Records supplied –

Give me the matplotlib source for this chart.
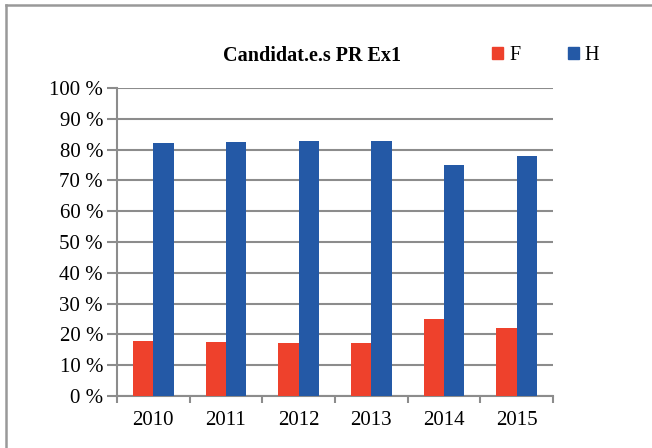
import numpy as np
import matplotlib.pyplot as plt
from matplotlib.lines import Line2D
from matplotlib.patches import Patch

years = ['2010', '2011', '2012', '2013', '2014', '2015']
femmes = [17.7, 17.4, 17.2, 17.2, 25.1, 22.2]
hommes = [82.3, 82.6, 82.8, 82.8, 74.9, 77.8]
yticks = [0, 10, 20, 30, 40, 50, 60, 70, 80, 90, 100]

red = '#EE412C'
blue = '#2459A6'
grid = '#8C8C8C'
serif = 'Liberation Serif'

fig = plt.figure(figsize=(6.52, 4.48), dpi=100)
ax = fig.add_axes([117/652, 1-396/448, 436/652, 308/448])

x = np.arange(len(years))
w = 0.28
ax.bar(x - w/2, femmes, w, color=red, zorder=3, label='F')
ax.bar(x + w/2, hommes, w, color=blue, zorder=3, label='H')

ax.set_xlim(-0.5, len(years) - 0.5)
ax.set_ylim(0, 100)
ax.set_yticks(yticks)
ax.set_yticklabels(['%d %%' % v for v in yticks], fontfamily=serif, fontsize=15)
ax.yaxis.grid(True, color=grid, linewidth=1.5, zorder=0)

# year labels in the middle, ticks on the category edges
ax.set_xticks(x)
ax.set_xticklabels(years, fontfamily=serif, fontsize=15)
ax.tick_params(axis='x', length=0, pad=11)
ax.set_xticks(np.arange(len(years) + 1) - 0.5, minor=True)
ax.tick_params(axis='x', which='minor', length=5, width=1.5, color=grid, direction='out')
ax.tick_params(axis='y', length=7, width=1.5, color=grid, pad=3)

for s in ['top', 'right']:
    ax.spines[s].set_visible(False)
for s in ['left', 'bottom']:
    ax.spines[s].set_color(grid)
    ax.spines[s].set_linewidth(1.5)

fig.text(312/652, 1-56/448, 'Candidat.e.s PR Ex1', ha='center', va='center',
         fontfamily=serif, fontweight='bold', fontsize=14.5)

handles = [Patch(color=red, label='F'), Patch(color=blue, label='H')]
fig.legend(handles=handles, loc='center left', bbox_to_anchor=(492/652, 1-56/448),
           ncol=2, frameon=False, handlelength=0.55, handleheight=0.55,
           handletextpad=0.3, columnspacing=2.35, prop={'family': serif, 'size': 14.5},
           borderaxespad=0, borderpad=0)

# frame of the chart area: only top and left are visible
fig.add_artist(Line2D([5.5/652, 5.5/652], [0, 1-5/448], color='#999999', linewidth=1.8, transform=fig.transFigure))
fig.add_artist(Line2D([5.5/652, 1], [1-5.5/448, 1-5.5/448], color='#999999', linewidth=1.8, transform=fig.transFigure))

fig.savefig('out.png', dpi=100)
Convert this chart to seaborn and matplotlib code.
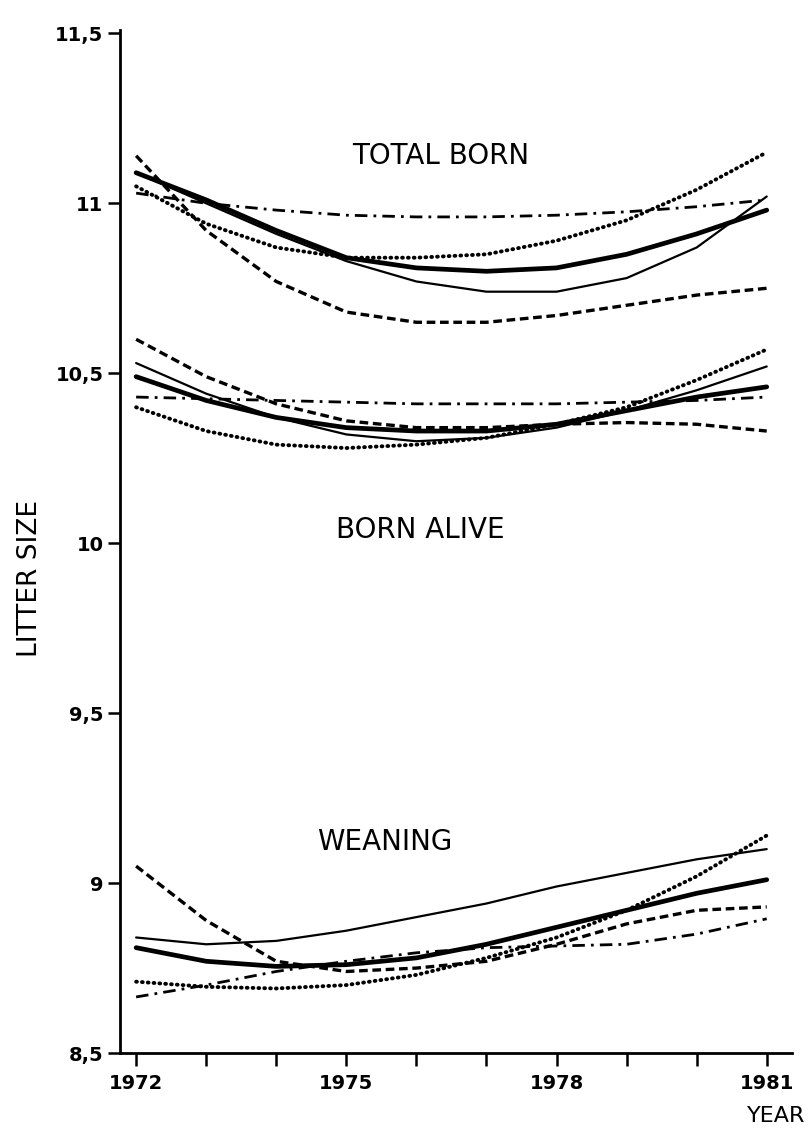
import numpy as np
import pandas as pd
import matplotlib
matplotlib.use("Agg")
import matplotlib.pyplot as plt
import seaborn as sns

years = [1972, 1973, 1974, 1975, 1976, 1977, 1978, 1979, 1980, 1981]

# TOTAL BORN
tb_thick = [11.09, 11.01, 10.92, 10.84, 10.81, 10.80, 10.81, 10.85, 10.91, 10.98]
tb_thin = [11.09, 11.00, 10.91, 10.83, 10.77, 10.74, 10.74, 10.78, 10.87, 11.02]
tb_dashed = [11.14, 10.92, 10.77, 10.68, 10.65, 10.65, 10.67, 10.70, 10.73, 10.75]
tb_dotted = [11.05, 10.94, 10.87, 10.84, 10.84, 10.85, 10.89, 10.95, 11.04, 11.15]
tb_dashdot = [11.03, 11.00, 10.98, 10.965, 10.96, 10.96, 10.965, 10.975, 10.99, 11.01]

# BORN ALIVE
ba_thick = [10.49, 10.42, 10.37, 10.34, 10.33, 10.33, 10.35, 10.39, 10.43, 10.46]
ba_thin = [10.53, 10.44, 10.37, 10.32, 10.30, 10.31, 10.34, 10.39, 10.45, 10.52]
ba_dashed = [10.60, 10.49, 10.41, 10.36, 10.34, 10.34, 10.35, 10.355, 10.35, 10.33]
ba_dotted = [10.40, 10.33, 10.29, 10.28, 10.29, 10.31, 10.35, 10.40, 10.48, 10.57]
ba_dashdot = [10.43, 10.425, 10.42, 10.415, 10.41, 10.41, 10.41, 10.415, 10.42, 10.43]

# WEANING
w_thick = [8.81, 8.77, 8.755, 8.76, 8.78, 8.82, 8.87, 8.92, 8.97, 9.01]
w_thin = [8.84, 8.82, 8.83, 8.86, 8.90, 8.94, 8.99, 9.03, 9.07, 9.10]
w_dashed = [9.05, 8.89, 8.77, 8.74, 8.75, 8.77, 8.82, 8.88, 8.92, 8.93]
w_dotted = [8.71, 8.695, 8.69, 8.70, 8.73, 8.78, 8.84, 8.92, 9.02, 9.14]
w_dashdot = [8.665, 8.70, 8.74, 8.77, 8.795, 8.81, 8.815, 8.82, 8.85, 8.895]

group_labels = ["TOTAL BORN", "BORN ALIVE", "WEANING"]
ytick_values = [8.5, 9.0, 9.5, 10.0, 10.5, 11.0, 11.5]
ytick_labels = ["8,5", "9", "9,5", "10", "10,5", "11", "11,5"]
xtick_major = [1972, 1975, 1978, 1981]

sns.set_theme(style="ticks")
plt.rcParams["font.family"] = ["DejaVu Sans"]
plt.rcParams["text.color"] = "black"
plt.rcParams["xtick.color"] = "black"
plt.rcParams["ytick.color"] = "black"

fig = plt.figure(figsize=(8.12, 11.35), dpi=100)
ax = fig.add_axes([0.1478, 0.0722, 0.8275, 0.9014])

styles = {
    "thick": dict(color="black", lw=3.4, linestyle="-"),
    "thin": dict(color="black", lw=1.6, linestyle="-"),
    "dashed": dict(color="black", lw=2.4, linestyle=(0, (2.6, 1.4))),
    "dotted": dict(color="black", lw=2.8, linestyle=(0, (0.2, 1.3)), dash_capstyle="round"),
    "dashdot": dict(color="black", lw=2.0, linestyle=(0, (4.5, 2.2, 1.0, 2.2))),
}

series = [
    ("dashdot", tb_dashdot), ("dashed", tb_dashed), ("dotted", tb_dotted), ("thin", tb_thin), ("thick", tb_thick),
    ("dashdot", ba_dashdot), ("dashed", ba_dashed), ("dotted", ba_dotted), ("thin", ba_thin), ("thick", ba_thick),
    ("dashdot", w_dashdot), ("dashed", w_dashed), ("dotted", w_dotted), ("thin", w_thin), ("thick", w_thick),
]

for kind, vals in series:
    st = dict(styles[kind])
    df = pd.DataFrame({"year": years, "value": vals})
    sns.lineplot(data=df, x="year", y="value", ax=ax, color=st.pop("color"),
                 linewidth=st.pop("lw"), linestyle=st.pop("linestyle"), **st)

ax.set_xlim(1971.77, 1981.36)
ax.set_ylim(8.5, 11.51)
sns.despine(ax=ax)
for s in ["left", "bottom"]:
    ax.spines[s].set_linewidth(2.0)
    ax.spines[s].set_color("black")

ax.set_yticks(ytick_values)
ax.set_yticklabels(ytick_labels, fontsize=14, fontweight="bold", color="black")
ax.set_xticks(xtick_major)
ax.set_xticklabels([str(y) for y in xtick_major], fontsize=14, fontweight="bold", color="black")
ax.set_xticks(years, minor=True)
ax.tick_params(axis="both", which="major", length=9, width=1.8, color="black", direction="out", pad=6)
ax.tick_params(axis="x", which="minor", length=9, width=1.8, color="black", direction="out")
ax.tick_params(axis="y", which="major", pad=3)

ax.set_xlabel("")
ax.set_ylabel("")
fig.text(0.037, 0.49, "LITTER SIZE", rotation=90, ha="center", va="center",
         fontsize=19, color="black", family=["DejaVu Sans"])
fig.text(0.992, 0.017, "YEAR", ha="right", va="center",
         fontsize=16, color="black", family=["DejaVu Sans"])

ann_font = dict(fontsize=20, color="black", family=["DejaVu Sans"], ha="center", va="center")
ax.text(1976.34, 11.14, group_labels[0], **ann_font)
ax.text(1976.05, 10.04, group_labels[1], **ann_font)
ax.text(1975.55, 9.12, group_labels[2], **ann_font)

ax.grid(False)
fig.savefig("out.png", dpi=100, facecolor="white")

What this task involves – Take the lines above from the top of the records through the one with "80, 90, 100]" and repeat them exactly, without any pictures.

Task result –
Give me the matplotlib source for this chart.
import numpy as np
import matplotlib.pyplot as plt
from matplotlib.lines import Line2D
from matplotlib.patches import Patch

years = ['2010', '2011', '2012', '2013', '2014', '2015']
femmes = [17.7, 17.4, 17.2, 17.2, 25.1, 22.2]
hommes = [82.3, 82.6, 82.8, 82.8, 74.9, 77.8]
yticks = [0, 10, 20, 30, 40, 50, 60, 70, 80, 90, 100]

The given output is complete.